Comment Re:Twenty Years Ago in Ventura County (Score 1) 395
It can make sense to try and buy the worst polluting cars just to get them off the road. Especially since the wost polluting cars tend to be old in and in poor shape so aren't worth that much anyway. That's not what the whole Cash for Clunkers thing did though, as it was simply a stupidly designed program to bail out the automakers, and didn't even work at that.
Some of the problems:
1. It required the purchase of a new car. The worst cars on the road generally are owned by people who couldn't afford that even with the subsidy, so those cars stayed on the road.
2. It vastly overpaid per vehicle, which meant that many of the vehicles turned in were relatively late model vehicles in decent condition with functional emissions and safety systems. These vehicles were destroyed instead of being allowed to progress down the food chain. A sudden influx of cheap used cars would have resulted in many of the vehicles from #1 being scrapped anyway.

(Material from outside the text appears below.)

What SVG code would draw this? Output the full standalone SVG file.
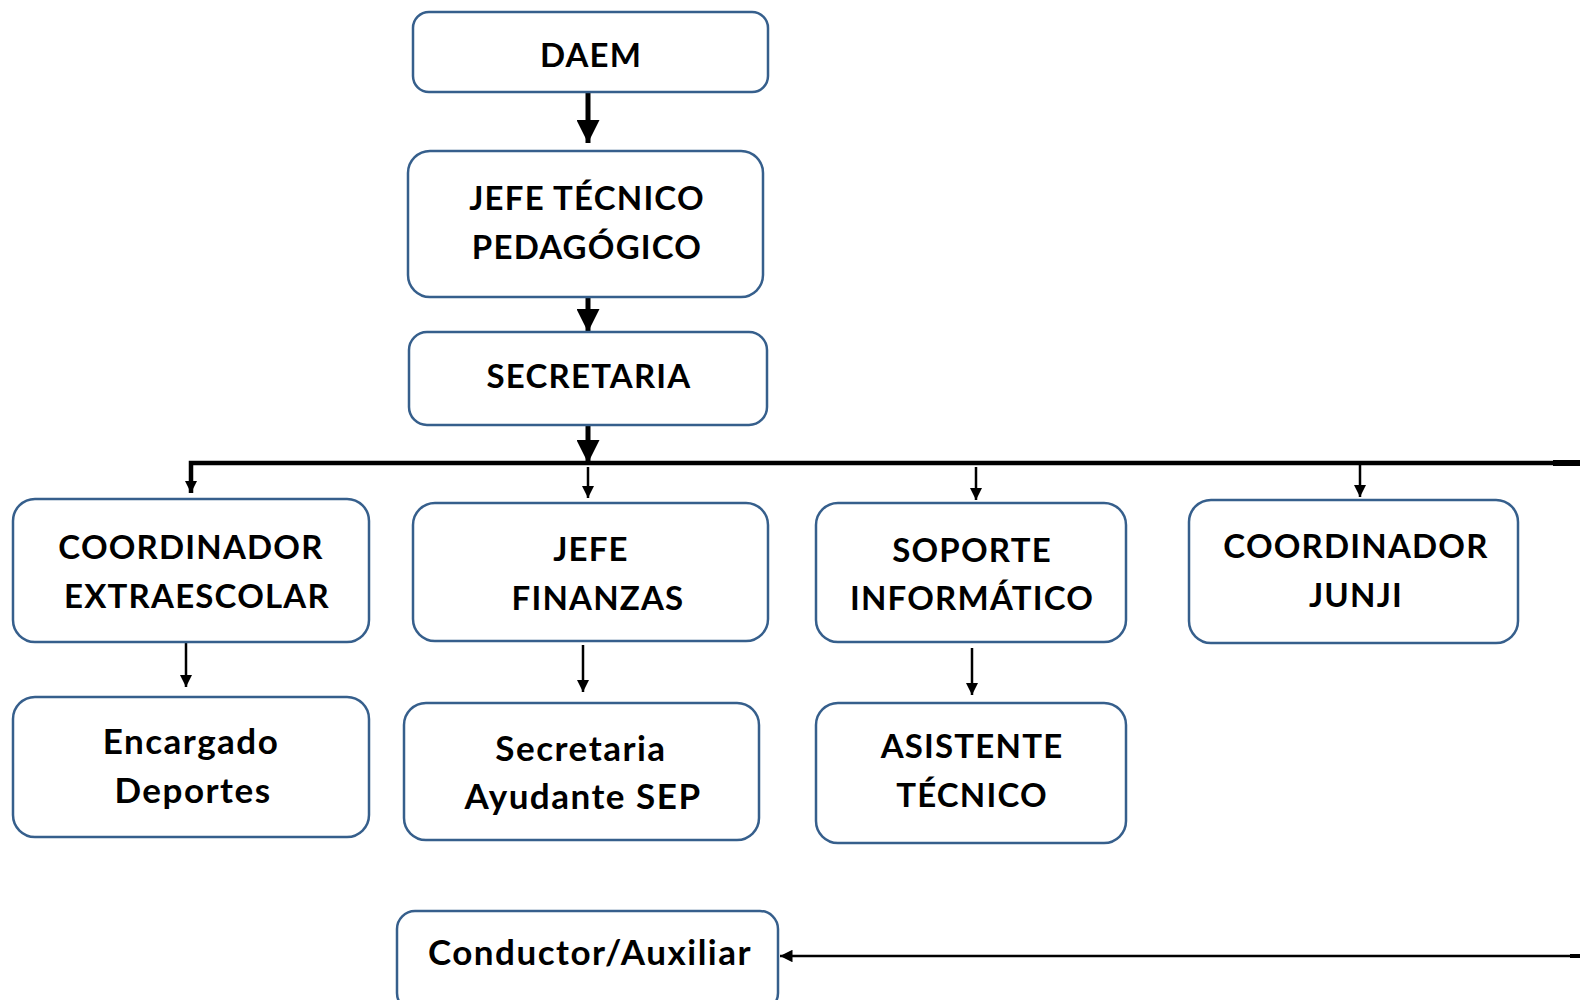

3. You could quality for a rebate buying a gas guzzling truck or SUV so long as it got a few MPG better than the vehicle turned in. The most popular swap was a Ford F150 for another Ford F150. People who had already chosen to drive a fuel efficient vehicle were locked out of the program. It seemed mostly like a bailout for people who bought into the late 90's-early 2000's SUV craze, and for empty-nesters to unload the old family hauler in a way that guaranteed that it wouldn't be passed down to the next family who needed one.